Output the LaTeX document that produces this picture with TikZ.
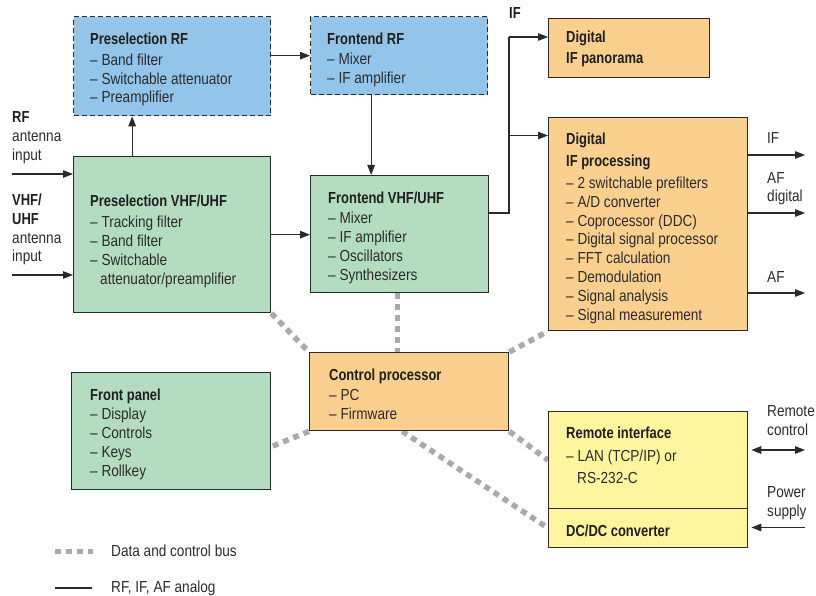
\documentclass[tikz,border=0pt]{standalone}
\usepackage{fontspec}
\setmainfont[FakeStretch=0.85, BoldFeatures={FakeStretch=0.81}]{Liberation Sans}
\usetikzlibrary{arrows.meta,backgrounds}
\definecolor{cblue}{HTML}{93C5EA}
\definecolor{cgreen}{HTML}{B3DCC0}
\definecolor{corange}{HTML}{FBCF8E}
\definecolor{cyellow}{HTML}{FEF59E}
\definecolor{cline}{HTML}{2A2A2A}
\definecolor{ctext}{HTML}{2C2C2C}
\definecolor{cbus}{HTML}{A9AAAD}
\tikzset{
  box/.style={draw=cline, line width=1.3pt, anchor=north west, inner sep=0pt},
  dbox/.style={box, dash pattern=on 5pt off 3pt},
  txt/.style={anchor=base west, inner sep=0pt, text=ctext, font=\fontsize{16}{19}\selectfont},
  btxt/.style={txt, text=black!88, font=\fontsize{16}{19}\selectfont\bfseries},
  sig/.style={draw=cline, line width=1.3pt},
  arr/.style={sig, -{Triangle[length=10pt,width=7.5pt]}},
  darr/.style={sig, {Triangle[length=10pt,width=7.5pt]}-{Triangle[length=10pt,width=7.5pt]}},
  bus/.style={draw=cbus, line width=5.5pt, dash pattern=on 6pt off 5pt}
}
\begin{document}
\begin{tikzpicture}[x=1pt,y=-1pt]
\useasboundingbox (0,0) rectangle (816,596);
% boxes
\node[dbox, fill=cblue, minimum width=197, minimum height=99] (prf) at (73,16) {};
\node[dbox, fill=cblue, minimum width=177, minimum height=78] (frf) at (310,16) {};
\node[box, fill=corange, minimum width=161, minimum height=59] (pan) at (548,18) {};
\node[box, fill=corange, minimum width=199, minimum height=213] (dip) at (548,117) {};
\node[box, fill=cgreen, minimum width=197, minimum height=156] (pvu) at (73,156) {};
\node[box, fill=cgreen, minimum width=178, minimum height=117] (fvu) at (310,175) {};
\node[box, fill=corange, minimum width=199, minimum height=78] (cp) at (309,352) {};
\node[box, fill=cgreen, minimum width=199, minimum height=117] (fp) at (71,372) {};
\node[box, fill=cyellow, minimum width=199, minimum height=97] (ri) at (548,411) {};
\node[box, fill=cyellow, minimum width=199, minimum height=39] (dc) at (548,508) {};

% bus lines
\begin{pgfonlayer}{background}
\draw[bus] (pvu.south east) -- (cp.north west);
\draw[bus] ([xshift=-2pt]fvu.south) -- ([xshift=-2pt]fvu.south |- cp.north);
\draw[bus] (cp.north east) -- (dip.south west);
\draw[bus] (cp.south west) -- ([yshift=-15.5pt]fp.east);
\draw[bus] (cp.south east) -- (ri.west);
\draw[bus] ([xshift=-7pt]cp.south) -- (dc.west);
\end{pgfonlayer}

% signal connectors
\draw[arr] (prf.east |- frf.west) -- (frf.west);
\draw[arr] ([xshift=-28pt]frf.south) -- ([xshift=-28pt]frf.south |- fvu.north);
\draw[arr] ([xshift=-40pt]pvu.north) -- ([xshift=-40pt]pvu.north |- prf.south);
\draw[arr] (pvu.east) -- (pvu.east -| fvu.west);
\coordinate (ifj) at (509,213);
\coordinate (iftop) at (509,37);
\coordinate (ifmid) at (509,135.5);
\draw[sig] (fvu.east |- ifj) -- (ifj) -- (iftop);
\draw[arr] (iftop) -- (pan.west |- iftop);
\draw[arr] (ifmid) -- (dip.west |- ifmid);
\coordinate (o1) at (805,155);
\coordinate (o2) at (805,213);
\coordinate (o3) at (805,293);
\draw[arr] (dip.east |- o1) -- (o1);
\draw[arr] (dip.east |- o2) -- (o2);
\draw[arr] (dip.east |- o3) -- (o3);
\coordinate (i1) at (12,174);
\coordinate (i2) at (12,275);
\draw[arr] (i1) -- (pvu.west |- i1);
\draw[arr] (i2) -- (pvu.west |- i2);
\coordinate (rc) at (805,450);
\draw[darr] ([xshift=3pt]ri.east |- rc) -- (rc);
\coordinate (ps) at (805,527.5);
\draw[arr] (ps) -- ([xshift=3pt]dc.east |- ps);

% texts
\node[btxt] (prf0) at (90,45) {Preselection RF};
\node[txt] (prf1) at (90,65.5) {\textendash{} Band filter};
\node[txt] (prf2) at (90,84.3) {\textendash{} Switchable attenuator};
\node[txt] (prf3) at (90,103) {\textendash{} Preamplifier};

\node[btxt] (frf0) at (327,45) {Frontend RF};
\node[txt] (frf1) at (327,64.5) {\textendash{} Mixer};
\node[txt] (frf2) at (327,84) {\textendash{} IF amplifier};

\node[btxt] (pan0) at (566,42.7) {Digital};
\node[btxt] (pan1) at (566,64) {IF panorama};

\node[btxt] (dip0) at (566,145) {Digital};
\node[btxt] (dip1) at (566,167) {IF processing};
\node[txt] (dip2) at (566,188.5) {\textendash{} 2 switchable prefilters};
\node[txt] (dip3) at (566,207.3) {\textendash{} A/D converter};
\node[txt] (dip4) at (566,226.1) {\textendash{} Coprocessor (DDC)};
\node[txt] (dip5) at (566,244.9) {\textendash{} Digital signal processor};
\node[txt] (dip6) at (566,263.7) {\textendash{} FFT calculation};
\node[txt] (dip7) at (566,282.5) {\textendash{} Demodulation};
\node[txt] (dip8) at (566,301.3) {\textendash{} Signal analysis};
\node[txt] (dip9) at (566,320.1) {\textendash{} Signal measurement};

\node[btxt] (pvu0) at (90,206.7) {Preselection VHF/UHF};
\node[txt] (pvu1) at (90,227.3) {\textendash{} Tracking filter};
\node[txt] (pvu2) at (90,246.5) {\textendash{} Band filter};
\node[txt] (pvu3) at (90,265.7) {\textendash{} Switchable};
\node[txt] (pvu4) at (100,284) {attenuator/preamplifier};

\node[btxt] (fvu0) at (328,203.3) {Frontend VHF/UHF};
\node[txt] (fvu1) at (328,223.3) {\textendash{} Mixer};
\node[txt] (fvu2) at (328,242.5) {\textendash{} IF amplifier};
\node[txt] (fvu3) at (328,261.7) {\textendash{} Oscillators};
\node[txt] (fvu4) at (328,280.7) {\textendash{} Synthesizers};

\node[btxt] (cp0) at (329,380) {Control processor};
\node[txt] (cp1) at (329,400.5) {\textendash{} PC};
\node[txt] (cp2) at (329,419.5) {\textendash{} Firmware};

\node[btxt] (fp0) at (90,400) {Front panel};
\node[txt] (fp1) at (90,419.5) {\textendash{} Display};
\node[txt] (fp2) at (90,438.5) {\textendash{} Controls};
\node[txt] (fp3) at (90,457.5) {\textendash{} Keys};
\node[txt] (fp4) at (90,476.5) {\textendash{} Rollkey};

\node[btxt] (ri0) at (566,438.3) {Remote interface};
\node[txt] (ri1) at (566,461) {\textendash{} LAN (TCP/IP) or};
\node[txt] (ri2) at (577,483) {RS-232-C};
\node[btxt] (dc0) at (566,536.7) {DC/DC converter};

\node[btxt] (l1) at (12,122.7) {RF};
\node[txt] (l2) at (12,142) {antenna};
\node[txt] (l3) at (12,160.5) {input};
\node[btxt] (l4) at (12,205.5) {VHF/};
\node[btxt] (l5) at (12,224.5) {UHF};
\node[txt] (l6) at (12,243.3) {antenna};
\node[txt] (l7) at (12,261.5) {input};

\node[btxt] (iflab) at (509,18.3) {IF};
\node[txt] (r1) at (767,143.5) {IF};
\node[txt] (r2) at (767,183) {AF};
\node[txt] (r3) at (767,201) {digital};
\node[txt] (r4) at (767,282) {AF};
\node[txt] (r5) at (767,416.7) {Remote};
\node[txt] (r6) at (767,435) {control};
\node[txt] (r7) at (767,497.5) {Power};
\node[txt] (r8) at (767,516) {supply};

% legend
\coordinate (lg1) at (55,551.5);
\coordinate (lg2) at (93,551.5);
\draw[bus] (lg1) -- (lg2);
\node[txt] (lgt1) at (111,556) {Data and control bus};
\coordinate (lg3) at (55,588);
\coordinate (lg4) at (92,588);
\draw[sig] (lg3) -- (lg4);
\node[txt] (lgt2) at (111,592.5) {RF, IF, AF analog};
\end{tikzpicture}
\end{document}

•••••

### Exercise objective
Repeat only the lines from the beginning of the material through the line containing "width=199, minimum height=39]", both ends kept, leaving pictures out.

### Task result
Output the LaTeX document that produces this picture with TikZ.
\documentclass[tikz,border=0pt]{standalone}
\usepackage{fontspec}
\setmainfont[FakeStretch=0.85, BoldFeatures={FakeStretch=0.81}]{Liberation Sans}
\usetikzlibrary{arrows.meta,backgrounds}
\definecolor{cblue}{HTML}{93C5EA}
\definecolor{cgreen}{HTML}{B3DCC0}
\definecolor{corange}{HTML}{FBCF8E}
\definecolor{cyellow}{HTML}{FEF59E}
\definecolor{cline}{HTML}{2A2A2A}
\definecolor{ctext}{HTML}{2C2C2C}
\definecolor{cbus}{HTML}{A9AAAD}
\tikzset{
  box/.style={draw=cline, line width=1.3pt, anchor=north west, inner sep=0pt},
  dbox/.style={box, dash pattern=on 5pt off 3pt},
  txt/.style={anchor=base west, inner sep=0pt, text=ctext, font=\fontsize{16}{19}\selectfont},
  btxt/.style={txt, text=black!88, font=\fontsize{16}{19}\selectfont\bfseries},
  sig/.style={draw=cline, line width=1.3pt},
  arr/.style={sig, -{Triangle[length=10pt,width=7.5pt]}},
  darr/.style={sig, {Triangle[length=10pt,width=7.5pt]}-{Triangle[length=10pt,width=7.5pt]}},
  bus/.style={draw=cbus, line width=5.5pt, dash pattern=on 6pt off 5pt}
}
\begin{document}
\begin{tikzpicture}[x=1pt,y=-1pt]
\useasboundingbox (0,0) rectangle (816,596);
% boxes
\node[dbox, fill=cblue, minimum width=197, minimum height=99] (prf) at (73,16) {};
\node[dbox, fill=cblue, minimum width=177, minimum height=78] (frf) at (310,16) {};
\node[box, fill=corange, minimum width=161, minimum height=59] (pan) at (548,18) {};
\node[box, fill=corange, minimum width=199, minimum height=213] (dip) at (548,117) {};
\node[box, fill=cgreen, minimum width=197, minimum height=156] (pvu) at (73,156) {};
\node[box, fill=cgreen, minimum width=178, minimum height=117] (fvu) at (310,175) {};
\node[box, fill=corange, minimum width=199, minimum height=78] (cp) at (309,352) {};
\node[box, fill=cgreen, minimum width=199, minimum height=117] (fp) at (71,372) {};
\node[box, fill=cyellow, minimum width=199, minimum height=97] (ri) at (548,411) {};
\node[box, fill=cyellow, minimum width=199, minimum height=39] (dc) at (548,508) {};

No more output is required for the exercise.